Captain America is the cinematic embodiment of militarized masculinity, sprinkled with cowboy ethics and retro-gentleman flavors. Through his character, the movies suggest that manhood is tied to fighting for one’s country, and that in wars there is no place for girly niceness but only for guts. Soldiering is the means for social emancipation, and Rogers’ initial frailty is an obstacle to this. Once enhanced and enlisted, Rogers becomes a mascot for the US Army’s recruitment and fundraising campaign but remains a laughingstock for fellow conscripts. Although Captain America epitomizes the ideal male body (strength, beauty, and sexual magnetism), and ethic (confidence, leadership, and self-sacrifice), these attributes are not enough, if they are not spent in battle. While ‘real men’ are dying in Europe, he is touring US theaters in tights, singing and dancing. Hence, Rogers’ anabasis from marginalization towards true manhood is completed only after his baptism in violence during World War II.

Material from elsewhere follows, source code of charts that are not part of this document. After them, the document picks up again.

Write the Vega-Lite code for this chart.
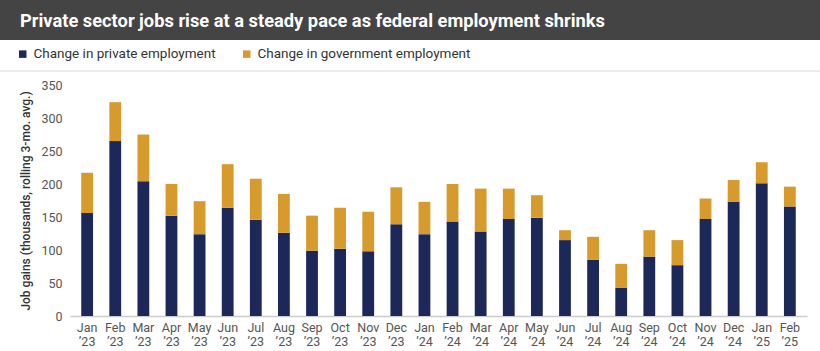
{
  "$schema": "https://vega.github.io/schema/vega-lite/v6.json",
  "padding": 0,
  "spacing": 0,
  "background": "#ffffff",
  "config": {"view": {"stroke": null}, "font": "Roboto", "concat": {"spacing": 0}},
  "vconcat": [
    {
      "width": 820, "height": 40,
      "view": {"fill": "#444444", "stroke": null},
      "title": {"text": "Private sector jobs rise at a steady pace as federal employment shrinks", "anchor": "start", "frame": "group", "orient": "top", "offset": -40, "baseline": "middle", "dx": 20, "color": "#ffffff", "fontSize": 18.3, "fontWeight": "bold", "font": "Roboto"},
      "data": {"values": []},
      "mark": "point"
    },
    {
      "width": 820, "height": 30,
      "view": {"fill": "#ffffff", "stroke": null},
      "data": {"values": []},
      "mark": "point"
    },
    {
      "width": 820, "height": 2,
      "view": {"fill": "#ececec", "stroke": null},
      "data": {"values": []},
      "mark": "point"
    },
    {
      "width": 820, "height": 7,
      "view": {"fill": "#ffffff", "stroke": null},
      "data": {"values": []},
      "mark": "point"
    },
    {
      "spacing": 0,
      "hconcat": [
        {
          "width": 19, "height": 10,
          "data": {"values": []},
          "mark": "point"
        },
        {
          "width": 737, "height": 231,
          "data": {"values": [
            {"month": "Jan ’23", "series": "Change in private employment", "value": 156},
            {"month": "Jan ’23", "series": "Change in government employment", "value": 61},
            {"month": "Feb ’23", "series": "Change in private employment", "value": 265},
            {"month": "Feb ’23", "series": "Change in government employment", "value": 59},
            {"month": "Mar ’23", "series": "Change in private employment", "value": 204},
            {"month": "Mar ’23", "series": "Change in government employment", "value": 71},
            {"month": "Apr ’23", "series": "Change in private employment", "value": 152},
            {"month": "Apr ’23", "series": "Change in government employment", "value": 48},
            {"month": "May ’23", "series": "Change in private employment", "value": 124},
            {"month": "May ’23", "series": "Change in government employment", "value": 50},
            {"month": "Jun ’23", "series": "Change in private employment", "value": 164},
            {"month": "Jun ’23", "series": "Change in government employment", "value": 66},
            {"month": "Jul ’23", "series": "Change in private employment", "value": 146},
            {"month": "Jul ’23", "series": "Change in government employment", "value": 62},
            {"month": "Aug ’23", "series": "Change in private employment", "value": 126},
            {"month": "Aug ’23", "series": "Change in government employment", "value": 59},
            {"month": "Sep ’23", "series": "Change in private employment", "value": 99},
            {"month": "Sep ’23", "series": "Change in government employment", "value": 53},
            {"month": "Oct ’23", "series": "Change in private employment", "value": 102},
            {"month": "Oct ’23", "series": "Change in government employment", "value": 62},
            {"month": "Nov ’23", "series": "Change in private employment", "value": 98},
            {"month": "Nov ’23", "series": "Change in government employment", "value": 60},
            {"month": "Dec ’23", "series": "Change in private employment", "value": 139},
            {"month": "Dec ’23", "series": "Change in government employment", "value": 56},
            {"month": "Jan ’24", "series": "Change in private employment", "value": 124},
            {"month": "Jan ’24", "series": "Change in government employment", "value": 49},
            {"month": "Feb ’24", "series": "Change in private employment", "value": 143},
            {"month": "Feb ’24", "series": "Change in government employment", "value": 57},
            {"month": "Mar ’24", "series": "Change in private employment", "value": 128},
            {"month": "Mar ’24", "series": "Change in government employment", "value": 65},
            {"month": "Apr ’24", "series": "Change in private employment", "value": 147},
            {"month": "Apr ’24", "series": "Change in government employment", "value": 46},
            {"month": "May ’24", "series": "Change in private employment", "value": 149},
            {"month": "May ’24", "series": "Change in government employment", "value": 34},
            {"month": "Jun ’24", "series": "Change in private employment", "value": 115},
            {"month": "Jun ’24", "series": "Change in government employment", "value": 15},
            {"month": "Jul ’24", "series": "Change in private employment", "value": 85},
            {"month": "Jul ’24", "series": "Change in government employment", "value": 35},
            {"month": "Aug ’24", "series": "Change in private employment", "value": 43},
            {"month": "Aug ’24", "series": "Change in government employment", "value": 36},
            {"month": "Sep ’24", "series": "Change in private employment", "value": 90},
            {"month": "Sep ’24", "series": "Change in government employment", "value": 40},
            {"month": "Oct ’24", "series": "Change in private employment", "value": 77},
            {"month": "Oct ’24", "series": "Change in government employment", "value": 38},
            {"month": "Nov ’24", "series": "Change in private employment", "value": 147},
            {"month": "Nov ’24", "series": "Change in government employment", "value": 31},
            {"month": "Dec ’24", "series": "Change in private employment", "value": 173},
            {"month": "Dec ’24", "series": "Change in government employment", "value": 33},
            {"month": "Jan ’25", "series": "Change in private employment", "value": 201},
            {"month": "Jan ’25", "series": "Change in government employment", "value": 32},
            {"month": "Feb ’25", "series": "Change in private employment", "value": 166},
            {"month": "Feb ’25", "series": "Change in government employment", "value": 30}
          ]},
          "mark": {"type": "bar"},
          "encoding": {
            "x": {
              "field": "month", "type": "ordinal", "sort": null,
              "scale": {"paddingInner": 0.58, "paddingOuter": 0.4},
              "axis": {"title": null, "labelExpr": "split(datum.label, ' ')", "labelAngle": 0, "ticks": false, "domainColor": "#cccccc", "domainWidth": 1.5, "labelFontSize": 12.5, "labelColor": "#555555", "labelPadding": 5, "labelLineHeight": 14, "labelBaseline": "top"}
            },
            "y": {
              "field": "value", "type": "quantitative", "stack": "zero",
              "scale": {"domain": [0, 350], "nice": false},
              "axis": {"values": [0, 50, 100, 150, 200, 250, 300, 350], "title": "Job gains (thousands, rolling 3-mo. avg.)", "grid": false, "domain": false, "ticks": false, "labelPadding": 8, "labelFontSize": 12.5, "labelColor": "#555555", "titleFontSize": 12, "titleFontWeight": 500, "titleColor": "#333333", "titlePadding": 8}
            },
            "color": {
              "field": "series", "type": "nominal",
              "scale": {"domain": ["Change in private employment", "Change in government employment"], "range": ["#1b2858", "#d69a2d"]},
              "legend": {"orient": "none", "legendX": 16, "legendY": 47, "direction": "horizontal", "title": null, "symbolType": "square", "symbolSize": 56, "symbolStrokeWidth": 0, "labelFontSize": 13.5, "labelColor": "#333333", "labelLimit": 400, "columnPadding": 24, "labelOffset": 4, "padding": 0}
            },
            "order": {"field": "series", "sort": "descending"}
          }
        }
      ]
    }
  ]
}
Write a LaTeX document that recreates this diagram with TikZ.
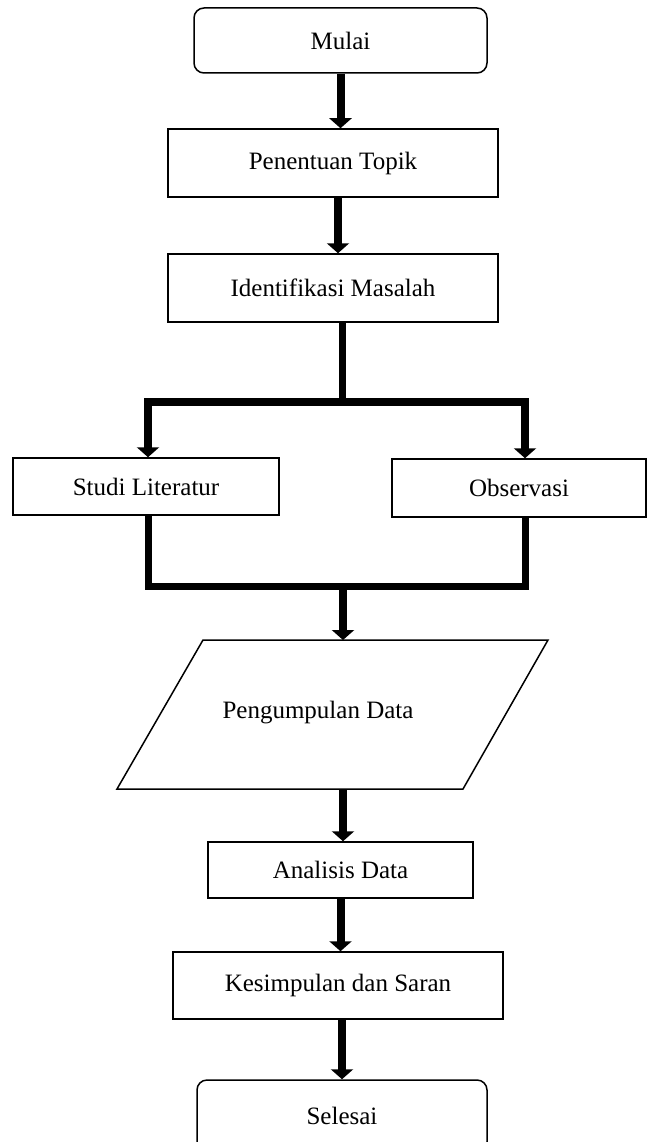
\documentclass[tikz,border=0pt]{standalone}
\usepackage{fontspec}
\setmainfont{Liberation Serif}
\usetikzlibrary{arrows.meta}

\begin{document}
\begin{tikzpicture}[x=1pt, y=-1pt,
	box/.style = {draw, line width=1.5pt, inner sep=0pt, font=\fontsize{25}{30}\selectfont},
	term/.style = {box, rounded corners=10pt},
	arr/.style = {line width=8pt, -{Triangle[length=10pt, width=22pt]}},
	bar/.style = {line width=7pt}]
	\clip (0,0) rectangle (647,1142);

	% Nodes
	\node[term, minimum width=293pt, minimum height=65pt] (mulai) at (340.5,40.5) {Mulai};
	\node[box, minimum width=330pt, minimum height=68pt] (topik) at (333,163) {Penentuan Topik};
	\node[box, minimum width=330pt, minimum height=68pt] (masalah) at (333,288) {Identifikasi Masalah};
	\node[box, minimum width=266pt, minimum height=57pt] (studi) at (146,486.5) {Studi Literatur};
	\node[box, minimum width=254pt, minimum height=58pt] (obs) at (519,488) {Observasi};
	\node[font=\fontsize{25}{30}\selectfont] (data) at (318,713) {Pengumpulan Data};
	\node[box, minimum width=265pt, minimum height=56pt] (analisis) at (340.5,870) {Analisis Data};
	\node[box, minimum width=330pt, minimum height=67pt] (simpul) at (338,985.5) {Kesimpulan dan Saran};
	\node[term, minimum width=290pt, minimum height=72pt] (selesai) at (342,1116) {Selesai};

	% Data box
	\draw[line width=1.5pt] (203,640) -- (548,640) -- (463,789) -- (117,789) -- cycle;
	\coordinate (datatop) at (343,640);
	\coordinate (databot) at (343,789);
	\coordinate (split) at (342,402);
	\coordinate (merge) at (343,586);

	% Arrows
	\draw[arr] (mulai.south) -- (mulai.south |- topik.north);
	\draw[arr] ([xshift=5pt]topik.south) -- ([xshift=5pt]masalah.north);
	\draw[bar] ([xshift=9pt]masalah.south) -- ([yshift=3pt]split);
	\draw[arr] (split) -| ([xshift=2pt]studi.north);
	\draw[arr] (split) -| ([xshift=6pt]obs.north);
	\draw[bar] ([xshift=2pt]studi.south) |- ([xshift=6pt]obs.south |- merge) -- ([xshift=6pt]obs.south);
	\draw[arr] (merge) -- (datatop);
	\draw[arr] (databot) -- (databot |- analisis.north);
	\draw[arr] (analisis.south) -- (analisis.south |- simpul.north);
	\draw[arr] ([xshift=4pt]simpul.south) -- ([xshift=4pt]simpul.south |- selesai.north);
\end{tikzpicture}
\end{document}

The dichotomy between Captain America’s militarized masculinity and femininity is clear in his relationship with Black Widow, a Russian-spy-turned-American superhero and main female character. As an Eastern woman, she sports the full paraphernalia of Orientalist and sexist stereotypes. She is brutal and unprincipled in her combat techniques; impulsive, selfish, and deceitful in her relationships; irrational and irresponsible when holding power. On one occasion, Black Widow jeopardizes a mission by indulging in unassigned tasks instead of following orders. On another, she uses torture to extort information. Both times, Captain America intervenes righteously and bravely. Accordingly, he protects not only her as a woman, but by extension, protects the helpless and feminine nation. Concurrently, a sexual undertone characterizes Black Widow (and other female characters, like Agent Carter and the Scarlet Witch). While she is equipped with an insatiable carnal appetite and mysterious allure, Rogers is instead an idealized ‘old-fashioned’ lover. By comparing Rogers’ gallant style with Iron Man’s libertine love life, the movie also proposes two alternative male approaches to romance, arguably preferring the former.

Superheroes make worlds

Across this saga, viewers consume places, people, and events through the interpretive filter of an itinerant American demigod fighting evil. The sci-fi genre allows superhero movies – at once vividly lifelike and utopic fantasies – to blend reality and imagination while evading the scrutiny faced by historical or realistic drama. Therefore, it grants them outstanding narrative and world-making power. In the Captain America movies, the imaginaries produced relate especially to national security, Orientalism, and militarized masculinity. As this content can mesmerize publics, contributing to the formation of specific perspectives on violence and the use of military force, it is best to remember that even the most trivial cartoon may conceal and (re)produce a society’s values and goals.